I made my friends listen to it, but nobody liked it. It really freaked people out. It made people not wqant to be friends with me. The day I brought it over to a friend’s house, that was the last time I ever saw him. I had just bought (GI) at a record store near his house and went over there so I could hear it. I had purple hair and he wouldn’t let me in. He came to the door and I held up the record, and he wouldn’t let me in. He said something about his mom wanted him to do some work. but I knew what wasn’t it. Any time I would invite people over and I played it, there was always a tense moment. I could never understand it because to me it was really gentle, there’s a real femininity inside the music of that record – especially in the lyrics, which read like poetry.

Darby Crash has certainly influenced me as a singer. The way he sang, the way he pronounced his words, is so creative and so original. There’s a couple of singers who I think of having really a flawless pronunciation and he’s one of them. I sometimes try to play guitar in the liquid style that he sang. On the Californication tour I warmed up to it probably every third show.
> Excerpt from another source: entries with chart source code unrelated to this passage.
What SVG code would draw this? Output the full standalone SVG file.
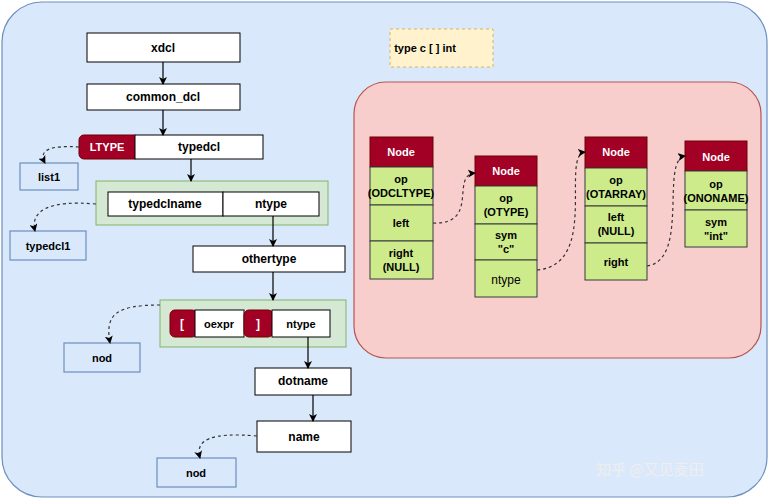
<svg xmlns="http://www.w3.org/2000/svg" width="769" height="500" viewBox="0 0 769 500">
<defs>
<marker id="ah" markerWidth="8" markerHeight="8" refX="7" refY="4" orient="auto" markerUnits="userSpaceOnUse"><path d="M0,0 L8,4 L0,8 L2,4 Z" fill="#000"/></marker>
<style>
text{font-family:"Liberation Sans",Arial,sans-serif;font-weight:bold;font-size:12px;text-anchor:middle;dominant-baseline:central;fill:#000}
.w{fill:#fff;stroke:#000;stroke-width:1}
.r{fill:#a20025;stroke:#6f0000;stroke-width:1}
.g{fill:#cdeb8b;stroke:#36393d;stroke-width:1}
.gc{fill:#d5e8d4;stroke:#82b366;stroke-width:1}
.b{fill:#dae8fc;stroke:#6c8ebf;stroke-width:1.2}
.wt{fill:#fff}
.ln{fill:none;stroke:#000;stroke-width:1.2;marker-end:url(#ah)}
.d{fill:none;stroke:#333;stroke-width:1.2;stroke-dasharray:3 3;marker-end:url(#ah)}
</style>
</defs>
<rect x="2" y="2" width="765" height="495" rx="40" fill="#dae8fc" stroke="#6c8ebf" stroke-width="1.2"/>
<g id="note"><rect x="390" y="29" width="103" height="38" fill="#fff2cc" stroke="#d6b656" stroke-dasharray="3 3"/><text x="425" y="48" style="font-size:11px">type c [ ] int</text></g>
<g id="pink"><rect x="354" y="82" width="407" height="276" rx="32" fill="#f8cecc" stroke="#b85450" stroke-width="1.2"/></g>
<g id="xdcl"><rect class="w" x="87" y="33" width="153" height="29"/><text x="163" y="48">xdcl</text></g>
<g id="common_dcl"><rect class="w" x="87" y="84" width="153" height="26"/><text x="163" y="97">common_dcl</text></g>
<g id="typedcl"><rect class="r" x="79" y="135" width="60" height="24" rx="5"/><rect class="w" x="135" y="135" width="128" height="24"/><text class="wt" x="107" y="147" style="font-size:11px">LTYPE</text><text x="199" y="147">typedcl</text></g>
<g id="list1"><rect class="b" x="20" y="163" width="58" height="27"/><text x="49" y="177" style="font-size:11px">list1</text></g>
<g id="g1"><rect class="gc" x="96" y="181" width="232" height="44"/><rect class="w" x="108" y="192" width="115" height="24"/><rect class="w" x="223" y="192" width="96" height="24"/><text x="165" y="204">typedclname</text><text x="271" y="204">ntype</text></g>
<g id="typedcl1"><rect class="b" x="10" y="231" width="76" height="29"/><text x="48" y="246" style="font-size:11px">typedcl1</text></g>
<g id="othertype"><rect class="w" x="193" y="246" width="152" height="26"/><text x="269" y="259">othertype</text></g>
<g id="g2"><rect class="gc" x="160" y="300" width="186" height="47"/><rect class="r" x="170" y="310" width="27" height="27" rx="5"/><rect class="w" x="195" y="310" width="49" height="27"/><rect class="r" x="244" y="310" width="29" height="27" rx="5"/><rect class="w" x="272" y="310" width="58" height="27"/><text class="wt" x="182" y="324">[</text><text x="219" y="324" style="font-size:11px">oexpr</text><text class="wt" x="258" y="324">]</text><text x="301" y="324" style="font-size:11px">ntype</text></g>
<g id="nod1"><rect class="b" x="64" y="343" width="76" height="29"/><text x="102" y="358" style="font-size:11px">nod</text></g>
<g id="dotname"><rect class="w" x="255" y="368" width="96" height="27"/><text x="303" y="381">dotname</text></g>
<g id="name"><rect class="w" x="257" y="421" width="94" height="31"/><text x="304" y="437">name</text></g>
<g id="nod2"><rect class="b" x="157" y="458" width="79" height="29"/><text x="196" y="473" style="font-size:11px">nod</text></g>
<g id="n1" style="font-size:11px"><rect class="r" x="370" y="137" width="63" height="30"/><text class="wt" x="401" y="152" style="font-size:11px">Node</text><rect class="g" x="370" y="167" width="63" height="38"/><text x="401" y="179" style="font-size:11px">op</text><text x="401" y="193" style="font-size:11px">(ODCLTYPE)</text><rect class="g" x="370" y="205" width="63" height="36"/><text x="401" y="223" style="font-size:11px">left</text><rect class="g" x="370" y="241" width="63" height="38"/><text x="401" y="253" style="font-size:11px">right</text><text x="401" y="267" style="font-size:11px">(NULL)</text></g>
<g id="n2"><rect class="r" x="475" y="156" width="62" height="30"/><text class="wt" x="506" y="171" style="font-size:11px">Node</text><rect class="g" x="475" y="186" width="62" height="38"/><text x="506" y="198" style="font-size:11px">op</text><text x="506" y="212" style="font-size:11px">(OTYPE)</text><rect class="g" x="475" y="224" width="62" height="36"/><text x="506" y="235" style="font-size:11px">sym</text><text x="506" y="249" style="font-size:11px">"c"</text><rect class="g" x="475" y="260" width="62" height="37"/><text x="506" y="280" style="font-size:12px;font-weight:normal">ntype</text></g>
<g id="n3"><rect class="r" x="585" y="137" width="62" height="31"/><text class="wt" x="616" y="152" style="font-size:11px">Node</text><rect class="g" x="585" y="168" width="62" height="38"/><text x="616" y="180" style="font-size:11px">op</text><text x="616" y="194" style="font-size:11px">(OTARRAY)</text><rect class="g" x="585" y="206" width="62" height="37"/><text x="616" y="217" style="font-size:11px">left</text><text x="616" y="231" style="font-size:11px">(NULL)</text><rect class="g" x="585" y="243" width="62" height="37"/><text x="616" y="262" style="font-size:11px">right</text></g>
<g id="n4"><rect class="r" x="685" y="141" width="62" height="30"/><text class="wt" x="716" y="157" style="font-size:11px">Node</text><rect class="g" x="685" y="171" width="62" height="39"/><text x="716" y="184" style="font-size:11px">op</text><text x="716" y="198" style="font-size:11px">(ONONAME)</text><rect class="g" x="685" y="210" width="62" height="37"/><text x="716" y="222" style="font-size:11px">sym</text><text x="716" y="236" style="font-size:11px">"int"</text></g>
<g id="connectors">
<path class="ln" d="M163,62 V84"/>
<path class="ln" d="M163,110 V135"/>
<path class="ln" d="M191,159 V181"/>
<path class="ln" d="M273,216 V246"/>
<path class="ln" d="M273,272 V300"/>
<path class="ln" d="M308,337 V368"/>
<path class="ln" d="M313,395 V421"/>
<path class="d" d="M79,147 C50,145 38,150 45,163"/>
<path class="d" d="M96,204 C50,200 30,210 35,231"/>
<path class="d" d="M160,305 C115,305 105,315 110,343"/>
<path class="d" d="M257,436 C210,432 195,440 200,458"/>
<path class="d" d="M433,223 C480,225 450,175 475,173"/>
<path class="d" d="M537,270 C600,265 560,155 585,152"/>
<path class="d" d="M647,266 C690,260 660,160 685,156"/>
</g>
<text x="650" y="468" style="font-size:15px;font-weight:normal;fill:#eeeeee;font-family:'Noto Sans CJK SC',sans-serif">知乎 @又见麦田</text>
</svg>
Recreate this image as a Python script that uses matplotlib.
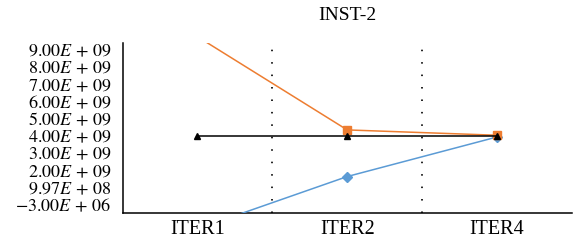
import matplotlib
matplotlib.use("Agg")
import matplotlib.pyplot as plt

# data
iters = ["ITER1", "ITER2", "ITER4"]
orange_vals = [9.78e9, 4.36e9, 4.05e9]
blue_vals = [-1.39e9, 1.65e9, 3.95e9]
black_vals = [4.0e9, 4.0e9, 4.0e9]

ytick_vals = [-3e6, 9.97e8, 2e9, 3e9, 4e9, 5e9, 6e9, 7e9, 8e9, 9e9]
ytick_labels = [r"$-3.00E\/+\/06$", r"$9.97E\/+\/08$", r"$2.00E\/+\/09$", r"$3.00E\/+\/09$",
                r"$4.00E\/+\/09$", r"$5.00E\/+\/09$", r"$6.00E\/+\/09$", r"$7.00E\/+\/09$",
                r"$8.00E\/+\/09$", r"$9.00E\/+\/09$"]

plt.rcParams["font.family"] = ["Liberation Serif", "DejaVu Serif"]
plt.rcParams["mathtext.fontset"] = "stix"

fig = plt.figure(figsize=(5.73, 2.40), dpi=100)
ax = fig.add_axes([0.214, 0.1125, 0.784, 0.7095])

x = list(range(len(iters)))

ax.plot(x, blue_vals, color="#5B9BD5", lw=1.1, marker="D", ms=5, zorder=3)
ax.plot(x, orange_vals, color="#ED7D31", lw=1.1, marker="s", ms=5.5, zorder=4)
ax.plot(x, black_vals, color="black", lw=1.1, marker="^", ms=4, zorder=5)

for xb in [0.5, 1.5]:
    ax.axvline(xb, color="#222222", lw=1.4, linestyle=(0, (0.8, 5.6)), zorder=1)

ax.set_xlim(-0.5, 2.5)
ax.set_ylim(-0.47e9, 9.43e9)
ax.set_xticks(x)
ax.set_xticklabels(iters, fontsize=14.5)
ax.set_yticks(ytick_vals)
ax.set_yticklabels(ytick_labels, fontsize=13)
ax.tick_params(axis="both", length=0)
ax.tick_params(axis="y", pad=8)
ax.tick_params(axis="x", pad=5)

for s in ["top", "right"]:
    ax.spines[s].set_visible(False)
ax.spines["left"].set_linewidth(1.1)
ax.spines["bottom"].set_linewidth(1.1)

ax.set_title("INST-2", fontsize=14, pad=16)

fig.savefig("out.png", dpi=100)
I think the most important thing about this record was, up until I bought that album, Kiss had been my heroes. When I heard (GI), the whole concept of sincerity on the part of the artist hit me. I realised that day that Kiss didn’t feel the way about their music that I felt about it, but I knew I was feeling the same thing that The Germs were feeling because what you were hearing was really exactly what they were feeling. It had never occurred to me that something like sincerity could take music to another level and it altered my understanding of what could be done with music. At that moment, Kiss became meaningless to me. I took all my Kiss records out, broke them, peed on them, and threw them out the window. I felt almost taken advantage of by them. But I’ve since made peace with their music.

When the Chili Peppers were going to sign to Warner Bros, I remember we went to label boss Mo Ostin’s house, and at that point (GI) was out of print, so I said to him, “We’ll sign with you if you put out (GI) by The Germs.” He picked up the phone, and called someone and said, “Do we own (GI) by The Germs?” He talked to the person on the other end for a while and then he got off the phone and he said, “It’s done.”